Incidentally, he had a go at a Politics essay, which took hours and hours and had no referencing and was delighted when he got 75% – having had a sizeable deduction for the lack of references.

I could go on but you get the drift. To their credit, when I wrote to the Vice-Chancellor, Ms Rothwell, she did get some senior people ‘on it’ with the up-shot that Archie can try again in September and they’ll see if they can do better. But it shouldn’t have been like that.


Only 14% of those who have SEND get to university in the first place, and I’d be interested to know how many last.


So how can disabled students be better supported at university?
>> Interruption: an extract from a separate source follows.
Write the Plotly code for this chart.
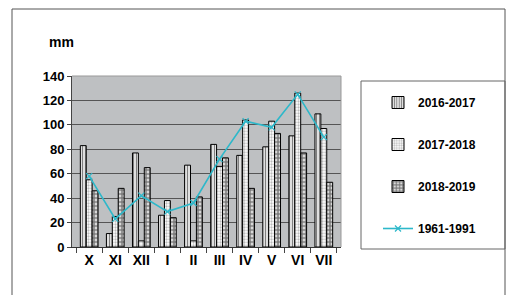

Here are my suggestions of a way forward, of a way that ensures that those in our society who are capable of meeting the admissions criteria for university, but who have a disability, are able to access the curriculum, to show their ability and to be rewarded for their hard work and time with a decent degree.
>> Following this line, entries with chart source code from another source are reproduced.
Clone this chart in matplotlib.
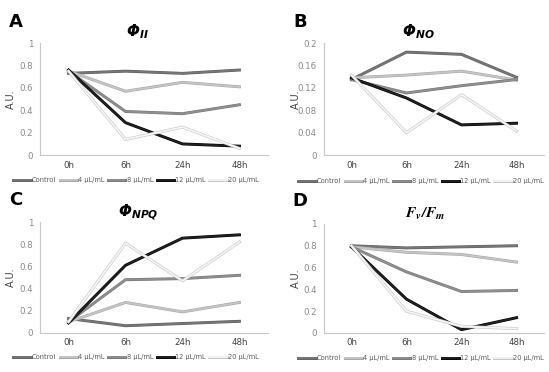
import matplotlib
matplotlib.use("Agg")
import matplotlib.pyplot as plt
import matplotlib.patheffects as pe

times = ["0h", "6h", "24h", "48h"]
series_names = ["Control", "4 µL/mL", "8 µL/mL", "12 µL/mL", "20 µL/mL"]

# panel A - PhiII
phi_ii = [
    [0.73, 0.75, 0.73, 0.76],
    [0.75, 0.57, 0.65, 0.61],
    [0.75, 0.39, 0.37, 0.45],
    [0.76, 0.29, 0.10, 0.08],
    [0.75, 0.14, 0.25, 0.06],
]
# panel B - PhiNO
phi_no = [
    [0.135, 0.184, 0.180, 0.139],
    [0.138, 0.143, 0.150, 0.134],
    [0.135, 0.111, 0.124, 0.135],
    [0.138, 0.102, 0.054, 0.057],
    [0.143, 0.040, 0.108, 0.043],
]
# panel C - PhiNPQ
phi_npq = [
    [0.13, 0.065, 0.085, 0.105],
    [0.10, 0.275, 0.19, 0.275],
    [0.10, 0.48, 0.49, 0.52],
    [0.09, 0.61, 0.855, 0.885],
    [0.10, 0.81, 0.47, 0.82],
]
# panel D - Fv/Fm
fv_fm = [
    [0.80, 0.78, 0.79, 0.80],
    [0.79, 0.74, 0.72, 0.65],
    [0.79, 0.56, 0.38, 0.39],
    [0.79, 0.31, 0.03, 0.14],
    [0.80, 0.20, 0.06, 0.04],
]

line_colors = ["#777777", "#c6c6c6", "#909090", "#222222", "#f6f6f6"]
edge_colors = ["#5e5e5e", "#a6a6a6", "#767676", "#000000", "#c4c4c4"]
tick_gray = "#8a8a8a"


def draw_panel(fig, rect, data, yticks, ylabels, letter, letter_xy, title, title_xy,
               title_font, legend_xy):
    ax = fig.add_axes(rect)
    x = list(range(len(times)))
    handles = []
    for vals, name, c, ec in zip(data, series_names, line_colors, edge_colors):
        h, = ax.plot(x, vals, color=c, lw=1.3, label=name,
                     path_effects=[pe.Stroke(linewidth=2.1, foreground=ec), pe.Normal()])
        handles.append(h)
    ax.set_xlim(-0.5, 3.5)
    ax.set_ylim(yticks[0], yticks[-1])
    ax.set_xticks(x)
    ax.set_xticklabels(times, fontsize=6.2, color="#404040")
    ax.set_yticks(yticks)
    ax.set_yticklabels(ylabels, fontsize=6.2, color=tick_gray)
    ax.tick_params(length=0, pad=5)
    ax.tick_params(axis="x", pad=4)
    for s in ["top", "right"]:
        ax.spines[s].set_visible(False)
    for s in ["left", "bottom"]:
        ax.spines[s].set_color("#c8c8c8")
        ax.spines[s].set_linewidth(0.8)
    ax.set_ylabel("A.U.", fontsize=7, color="#404040")
    ax.yaxis.set_label_coords(-0.105, 0.5)

    fig.text(letter_xy[0] / 549, 1 - letter_xy[1] / 372, letter, fontsize=13,
             fontweight="bold", ha="center", va="center")
    fig.text(title_xy[0] / 549, 1 - title_xy[1] / 372, title, fontsize=11,
             ha="center", va="center", math_fontfamily=title_font)

    leg = fig.legend(handles=handles, loc="center", ncol=5, fontsize=4.8,
                     bbox_to_anchor=(legend_xy[0] / 549, 1 - legend_xy[1] / 372),
                     frameon=False, handlelength=2.6, handletextpad=0.2,
                     columnspacing=0.5, borderaxespad=0)
    for t in leg.get_texts():
        t.set_color("#595959")
    return ax


fig = plt.figure(figsize=(5.49, 3.72), dpi=100)

y_unit = [0, 0.2, 0.4, 0.6, 0.8, 1]
y_unit_lbl = ["0", "0.2", "0.4", "0.6", "0.8", "1"]
y_no = [0, 0.04, 0.08, 0.12, 0.16, 0.2]
y_no_lbl = ["0", "0.04", "0.08", "0.12", "0.16", "0.2"]

draw_panel(fig, [0.073, 0.583, 0.415, 0.301], phi_ii, y_unit, y_unit_lbl,
           "A", (16, 22), r"$\mathbfit{\Phi_{II}}$", (137, 32), "dejavusans", (136, 180))
draw_panel(fig, [0.590, 0.583, 0.401, 0.301], phi_no, y_no, y_no_lbl,
           "B", (300, 22), r"$\mathbfit{\Phi_{NO}}$", (418, 32), "dejavusans", (421, 181))
draw_panel(fig, [0.073, 0.105, 0.415, 0.298], phi_npq, y_unit, y_unit_lbl,
           "C", (16, 200), r"$\mathbfit{\Phi_{NPQ}}$", (138, 213), "dejavusans", (136, 357))
draw_panel(fig, [0.590, 0.105, 0.401, 0.293], fv_fm, y_unit, y_unit_lbl,
           "D", (300, 201), r"$\mathbfit{F_v/F_m}$", (425, 214), "stix", (421, 358))

fig.savefig("out.png", dpi=100)
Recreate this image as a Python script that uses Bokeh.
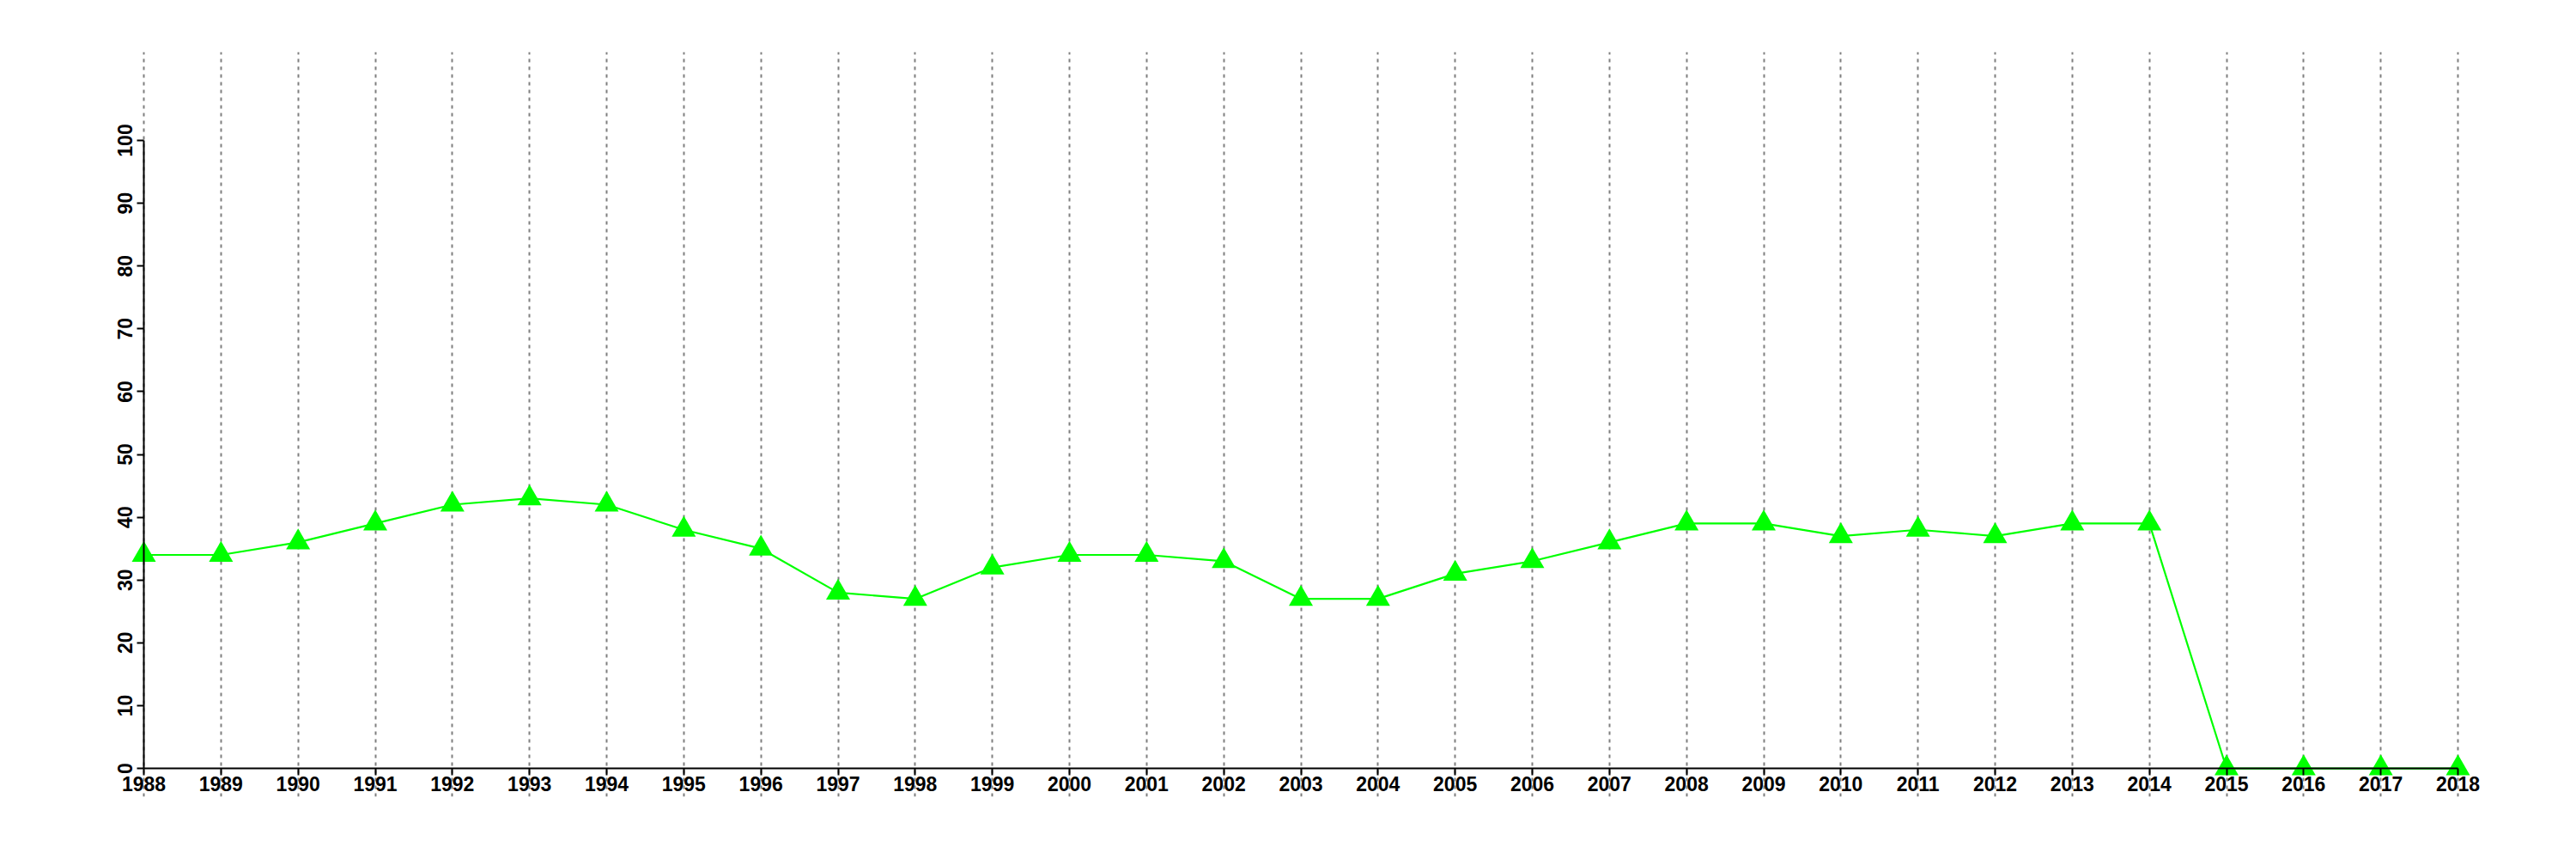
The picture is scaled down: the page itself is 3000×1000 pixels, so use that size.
from bokeh.plotting import figure
from bokeh.models import FixedTicker, Range1d
from bokeh.embed import file_html
from bokeh.resources import INLINE

years = list(range(1988, 2019))
values = [34, 34, 36, 39, 42, 43, 42, 38, 35, 28, 27, 32, 34, 34, 33, 27, 27,
          31, 33, 36, 39, 39, 37, 38, 37, 39, 39, 0, 0, 0, 0]
y_ticks = [0, 10, 20, 30, 40, 50, 60, 70, 80, 90, 100]

p = figure(width=2984, height=984, output_backend="svg", toolbar_location=None,
           x_range=Range1d(1987.254, 2018.423), y_range=Range1d(-4.51, 114.09),
           min_border_left=100, min_border_right=84, min_border_top=60,
           min_border_bottom=57)
p.outline_line_color = None
p.background_fill_color = "white"

p.line(years, values, line_color="#00ff00", line_width=2.2)
p.scatter(years, values, marker="triangle", size=28, fill_color="#00ff00",
          line_color="#00ff00", line_width=0)

for ax in (p.xaxis[0], p.yaxis[0]):
    ax.axis_line_width = 2
    ax.axis_line_color = "black"
    ax.major_tick_line_width = 2
    ax.major_tick_line_color = "black"
    ax.major_tick_out = 8
    ax.major_tick_in = 0
    ax.minor_tick_out = 0
    ax.minor_tick_in = 0
    ax.major_label_text_font = "Liberation Sans"
    ax.major_label_text_font_style = "bold"
    ax.major_label_text_font_size = "23px"
    ax.major_label_text_color = "black"

xa = p.xaxis[0]
xa.ticker = FixedTicker(ticks=years)
xa.fixed_location = 0
xa.bounds = (1988, 2018)
xa.major_label_standoff = 1

ya = p.yaxis[0]
ya.ticker = FixedTicker(ticks=y_ticks)
ya.fixed_location = 1988
ya.bounds = (0, 100)
ya.major_label_orientation = "vertical"
ya.major_label_standoff = 6

p.xgrid.ticker = FixedTicker(ticks=years)
p.xgrid.grid_line_color = "#7f7f7f"
p.xgrid.grid_line_width = 2
p.xgrid.grid_line_dash = "4 5"
p.ygrid.grid_line_color = None

open("out.html", "w").write(file_html(p, INLINE))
  • Make the whole issue of DSAs part of school or college university application procedures – what it is, how to apply, top tips (see my first blog).
  • Ensure Student Finance deal with these promptly, allowing the public to talk to those managing these applications.
  • Do not create bogus rules, e.g. dyslexics only get one hour of support whatever their actual need is – is this even legal?
  • Ensure all universities are accountable – create a clear, transparent guide of what universities should be expected to supply in terms of support and rate them accordingly. A web page with all that is on offer is just that, a web page, if in reality, as we found out at Manchester University, it doesn’t translate into real help.
  • Universities should have a ‘summer school’ of 2-3 days for all of their disabled students so that they get to know the site, the library, how to reference, where to get help and, more importantly they get to meet each other and build a support network with others who have similar issues. If we can manage this between primary and secondary schools, why not universities?
  • All DSA funding in relation to software training and student support should go to the university (apparently this can happen but Manchester opted out) so that students can go to one place when their computer breaks, speak to one department when learning software and have training that relates to the university set-up that they are in.

I’m going to Westminster Higher Education Forum on 6th February and will see what I learn there, but will also try to feedback what Archie has experienced first-hand. Whilst Archie’s comment to this blog is ‘my advice is don’t bother trying to go to university’, I’d like to see a culture change in our society so that in 10 years time, the ‘Archie’s’ of this world will go on to higher education, as they deserve to.